How to run SSH commands on multiple servers from a list
If you need to run the same SSH command on multiple servers, you can automate it using either a while loop or a for loop in Bash. Both methods work, but they have subtle differences that are important to understand.
Using a while read loop
The while read loop reads the server list line by line, and is safe for server names containing spaces or special characters. However, when using SSH inside the loop, you need to redirect input to avoid breaking the loop:
while read servername; do
ssh -q "$servername" "command" < /dev/null
done < servers.txt
Example server list (servers.txt):
server1.example.com
server2.example.com
10.10.0.15
backup-node.local
Example: search for errors in a remote log:
while read servername; do
ssh -q "$servername" "grep ERROR /var/log/syslog" < /dev/null
done < servers.txt
Using a for loop
A for loop iterates over words or lines directly. It’s shorter, but it splits words on spaces by default, which can be problematic if server names contain spaces:
for servername in $(cat servers.txt); do
ssh -q "$servername" "command"
done
Example: search for errors in a remote log:
for servername in $(cat servers.txt); do
ssh -q "$servername" "grep ERROR /var/log/syslog"
done
Quote handling in SSH commands
When passing a command to SSH, the remote shell interprets it. Always wrap the remote command in double quotes and escape any internal double quotes:
ssh -q "$servername" "grep \"user not found\" /var/log/auth.log"

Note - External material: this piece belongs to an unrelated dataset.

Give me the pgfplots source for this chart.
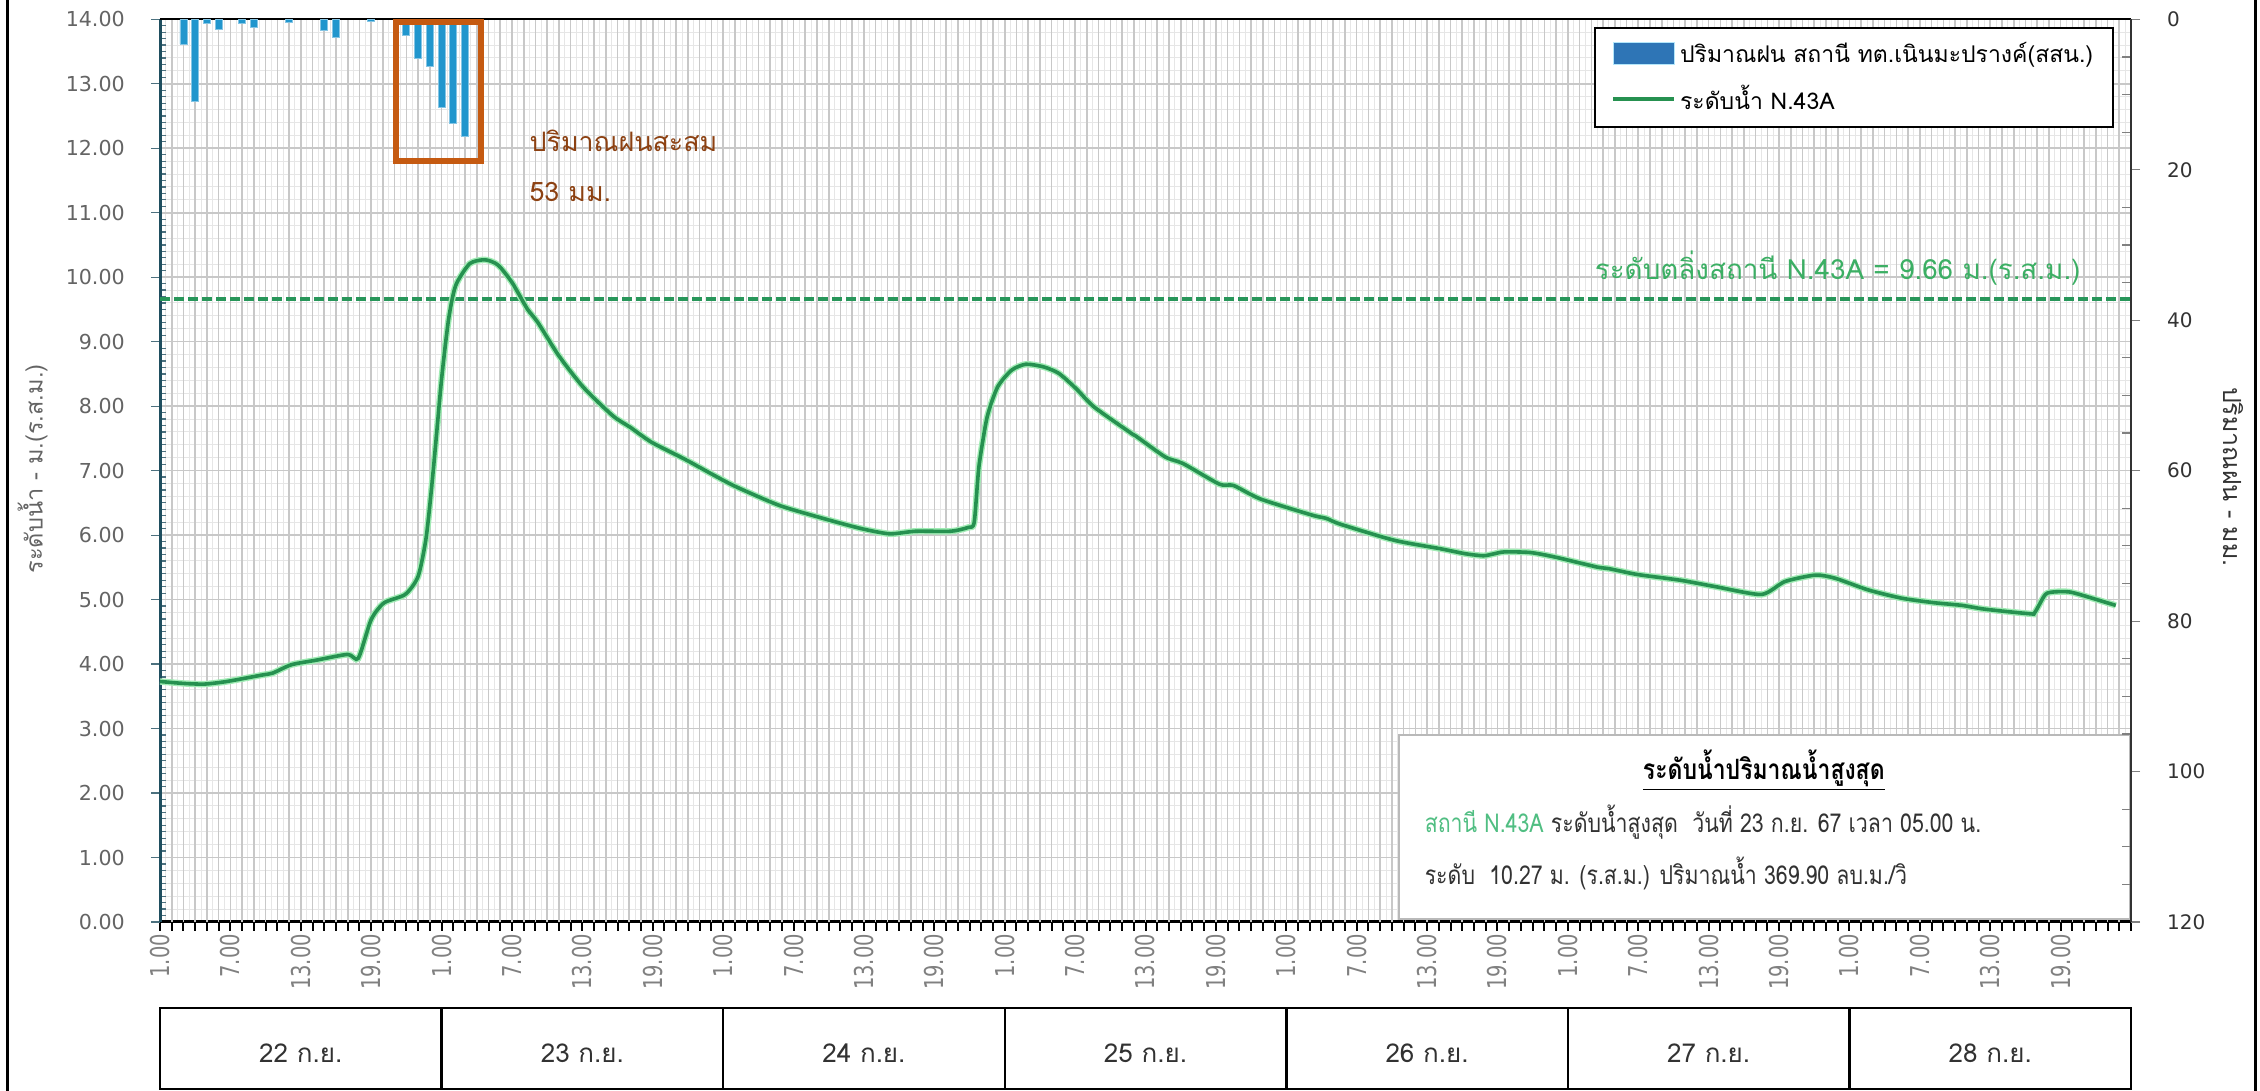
\documentclass[border=0pt]{standalone}
\usepackage{fontspec}
\usepackage{pgfplots}
\usepackage{pgfplotstable}
\pgfplotsset{compat=1.18}
\setmainfont[Script=Thai]{Loma}
\newfontfamily\thainarrow[Script=Thai,FakeStretch=0.82]{Loma}
\newfontfamily\numfont{DejaVu Sans}
\newfontfamily\xnumfont[FakeStretch=0.75]{DejaVu Sans}
\definecolor{gridgray}{RGB}{200,200,200}
\definecolor{lightgrid}{RGB}{230,230,230}
\definecolor{axisteal}{RGB}{31,78,95}
\definecolor{linegreen}{RGB}{38,145,80}
\definecolor{halogreen}{RGB}{160,235,180}
\definecolor{threshgreen}{RGB}{40,150,90}
\definecolor{threshtext}{RGB}{60,175,100}
\definecolor{infogreen}{RGB}{80,190,130}
\definecolor{boxorange}{RGB}{197,90,17}
\definecolor{annbrown}{RGB}{140,65,18}
\definecolor{rainblue}{RGB}{33,150,205}
\definecolor{legendblue}{RGB}{46,117,182}
\definecolor{ylabgray}{RGB}{100,100,100}
\definecolor{xlabgray}{RGB}{128,128,128}
\definecolor{daytext}{RGB}{50,50,50}

\pgfplotstableread{
h v
0 3.73
2 3.70
3.8 3.69
5.7 3.73
8.7 3.83
9.6 3.86
11.2 3.99
13.3 4.06
16.0 4.15
16.9 4.09
18.0 4.69
19.1 4.95
20.9 5.08
22.0 5.36
22.7 5.98
23.3 7.02
24.0 8.42
24.6 9.35
25.2 9.87
26.4 10.21
27.7 10.27
28.8 10.19
30.0 9.92
31.3 9.51
32.2 9.30
34.0 8.78
36.1 8.29
38.6 7.85
40.1 7.67
41.9 7.44
44.7 7.18
47.3 6.92
49.1 6.75
52.8 6.46
56.7 6.25
59.8 6.10
62.2 6.02
64.4 6.06
67.4 6.06
68.9 6.12
69.4 6.20
69.8 7.06
70.5 7.83
71.4 8.30
72.6 8.56
73.8 8.65
75.3 8.61
76.6 8.51
78.1 8.27
79.6 7.99
82.7 7.59
83.3 7.52
85.7 7.21
87.2 7.11
90.3 6.79
91.5 6.77
93.8 6.56
98.2 6.31
99.4 6.26
100.6 6.17
105.2 5.92
109.1 5.79
111.3 5.71
112.8 5.68
113.7 5.71
114.6 5.74
116.8 5.73
118.9 5.66
122.6 5.50
123.5 5.48
125.9 5.39
129.6 5.30
132.6 5.20
136.5 5.08
138.5 5.28
141.1 5.38
142.8 5.33
145.6 5.15
148.5 5.02
151.3 4.95
153.6 4.91
155.6 4.85
159.4 4.78
159.8 4.80
160.7 5.08
161.5 5.12
162.7 5.12
163.8 5.07
166.7 4.91
}\water

\pgfplotstableread{
h r
2 3.3
3 10.9
4 0.6
5 1.3
7 0.6
8 1.1
11 0.45
14 1.5
15 2.4
18 0.3
21 2.1
22 5.2
23 6.2
24 11.7
25 13.9
26 15.6
}\rain

\begin{document}
\begin{tikzpicture}
\useasboundingbox (0,0) rectangle (1130pt,545.5pt);
% light background grid
\begin{axis}[at={(80pt,84.5pt)}, anchor=south west, width=985.5pt, height=451.35pt, scale only axis,
  xmin=0, xmax=168, ymin=0, ymax=14,
  xtick={0,0.5,...,168}, ytick={0,0.2,...,14},
  xticklabels={}, yticklabels={}, major tick length=0pt,
  axis line style={draw=none},
  grid=major, major grid style={lightgrid, line width=0.5pt}]
\end{axis}
% main water-level axis
\begin{axis}[at={(80pt,84.5pt)}, anchor=south west, width=985.5pt, height=451.35pt, scale only axis,
  xmin=0, xmax=168, ymin=0, ymax=14, clip=false,
  axis x line*=bottom, axis y line*=left,
  x axis line style={black, line width=1.5pt, -},
  y axis line style={axisteal, line width=1.5pt, -},
  xtick={0,6,...,162},
  xticklabels={1.00,7.00,13.00,19.00,1.00,7.00,13.00,19.00,1.00,7.00,13.00,19.00,1.00,7.00,13.00,19.00,1.00,7.00,13.00,19.00,1.00,7.00,13.00,19.00,1.00,7.00,13.00,19.00},
  extra x ticks={1,...,168}, extra x tick labels={},
  extra x tick style={grid=major},
  ytick={0,1,...,14},
  yticklabels={0.00,1.00,2.00,3.00,4.00,5.00,6.00,7.00,8.00,9.00,10.00,11.00,12.00,13.00,14.00},
  minor y tick num=9,
  tick align=outside, major tick length=4.5pt, minor tick length=-3pt,
  x tick style={black, line width=1pt},
  y tick style={axisteal!80, line width=0.6pt},
  xmajorgrids, ymajorgrids, major grid style={gridgray, line width=0.8pt},
  xticklabel style={font=\xnumfont\fontsize{13}{13}\selectfont, color=xlabgray, rotate=90, anchor=east},
  xticklabel shift=-2pt,
  yticklabel style={font=\numfont\fontsize{10.3}{10}\selectfont, color=ylabgray},
  yticklabel shift=9.6pt,
  ylabel={ระดับน้ำ - ม.(ร.ส.ม.)},
  every axis y label/.style={at={(axis description cs:-0.0647,0.5018)}, rotate=90, anchor=center, font=\fontsize{11.8}{13}\selectfont, color=ylabgray}]
\addplot[threshgreen, line width=2pt, dash pattern=on 5pt off 2pt] coordinates {(0,9.66) (168,9.66)};
\addplot[halogreen, line width=3.2pt, smooth, tension=0.4] table[x=h,y=v] {\water};
\addplot[linegreen, line width=1.8pt, smooth, tension=0.4] table[x=h,y=v] {\water};
\node[anchor=west, color=annbrown, font=\fontsize{13.4}{15}\selectfont] at (axis cs:30.9,12.12) {ปริมาณฝนสะสม};
\node[anchor=west, color=annbrown, font=\fontsize{13.4}{15}\selectfont] at (axis cs:30.9,11.32) {53 มม.};
\node[anchor=center, color=threshtext, font=\fontsize{13.9}{15}\selectfont] at (axis cs:143.0,10.14) {ระดับตลิ่งสถานี N.43A = 9.66 ม.(ร.ส.ม.)};
\draw[gray!55, line width=1pt, fill=white] (axis cs:105.6,0.04) rectangle (axis cs:167.9,2.9);
\node[anchor=center, font=\thainarrow\fontsize{14}{16}\selectfont\bfseries] at (axis cs:136.7,2.36) {\underline{ระดับน้ำปริมาณน้ำสูงสุด}};
\node[anchor=west, font=\thainarrow\fontsize{13}{15}\selectfont, color=daytext] at (axis cs:107.2,1.55) {{\color{infogreen}สถานี N.43A} ระดับน้ำสูงสุด\ \ วันที่ 23 ก.ย. 67 เวลา 05.00 น.};
\node[anchor=west, font=\thainarrow\fontsize{13}{15}\selectfont, color=daytext] at (axis cs:107.2,0.76) {ระดับ\ \ 10.27 ม. (ร.ส.ม.) ปริมาณน้ำ 369.90 ลบ.ม./วิ};
\end{axis}
% rainfall axis (reversed, right)
\begin{axis}[at={(80pt,84.5pt)}, anchor=south west, width=985.5pt, height=451.35pt, scale only axis,
  xmin=0, xmax=168, ymin=0, ymax=120, y dir=reverse, clip=false,
  axis x line*=top, axis y line*=right,
  x axis line style={black, line width=1pt, -},
  y axis line style={black!80, line width=1pt, -},
  xtick=\empty,
  ytick={0,20,...,120}, yticklabels={0,20,40,60,80,100,120},
  minor y tick num=3,
  tick align=outside, major tick length=4.5pt, minor tick length=-4.5pt,
  y tick style={gray, line width=0.6pt},
  yticklabel style={font=\numfont\fontsize{10}{10}\selectfont, color=black!80},
  yticklabel shift=10pt,
  ylabel={ปริมาณฝน - มม.},
  every axis y label/.style={at={(axis description cs:1.0518,0.493)}, rotate=-90, anchor=center, font=\fontsize{12.5}{13}\selectfont, color=black!80},
  legend style={at={(axis description cs:0.7276,0.9915)}, anchor=north west, draw=black, line width=1pt, fill=white,
    font=\fontsize{11.5}{13}\selectfont, inner xsep=8pt, inner ysep=5pt, row sep=6pt},
  legend cell align=left]
\addlegendimage{legend image code/.code={\fill[legendblue, draw=cyan!30, line width=0.5pt] (0pt,-5.5pt) rectangle (30.5pt,5.5pt);}}
\addlegendentry{ปริมาณฝน สถานี ทต.เนินมะปรางค์(สสน.)}
\addlegendimage{legend image code/.code={\draw[linegreen, line width=2pt] (0pt,0pt) -- (30.5pt,0pt);}}
\addlegendentry{ระดับน้ำ N.43A}
\addplot[ybar, bar width=0.6, fill=rainblue, draw=rainblue!55!white, line width=0.4pt, forget plot] table[x=h,y=r] {\rain};
\draw[boxorange, line width=3pt] (axis cs:20.1,0.4) rectangle (axis cs:27.35,18.8);
\end{axis}
% date table
\foreach \i/\lab in {0/22 ก.ย.,1/23 ก.ย.,2/24 ก.ย.,3/25 ก.ย.,4/26 ก.ย.,5/27 ก.ย.,6/28 ก.ย.} {
  \draw[black, line width=1.2pt] ({80pt+\i*140.786pt},1pt) rectangle ({80pt+(\i+1)*140.786pt},41.5pt);
  \node[font=\fontsize{13}{14}\selectfont, color=daytext] at ({80pt+(\i+0.5)*140.786pt},19pt) {\lab};
}
% outer frame
\draw[black, line width=1.5pt] (3.5pt,0) -- (3.5pt,545.5pt);
\draw[black, line width=1.5pt] (1127.5pt,0) -- (1127.5pt,545.5pt);
\end{tikzpicture}
\end{document}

For single quotes in the remote command, use outer double quotes:
ssh -q "$servername" "grep \"can't open file\" /var/log/app.log"
Comparison Table: while vs for loop
| Feature | while read loop |
for loop |
|---|---|---|
| Handles spaces in server names | Yes | No (splits on spaces) |
| Memory usage on large files | Efficient (reads line by line) | Less efficient (reads entire file into memory) |
| Input from pipes | Works well | Not ideal |
| Syntax simplicity | Verbose, needs redirection for SSH | Simple and short |
| Robustness | High | Lower for complex names or large lists |
In general, use while read for robust scripts, and for loops for small, simple server lists. Proper quoting ensures your SSH commands run reliably on all servers.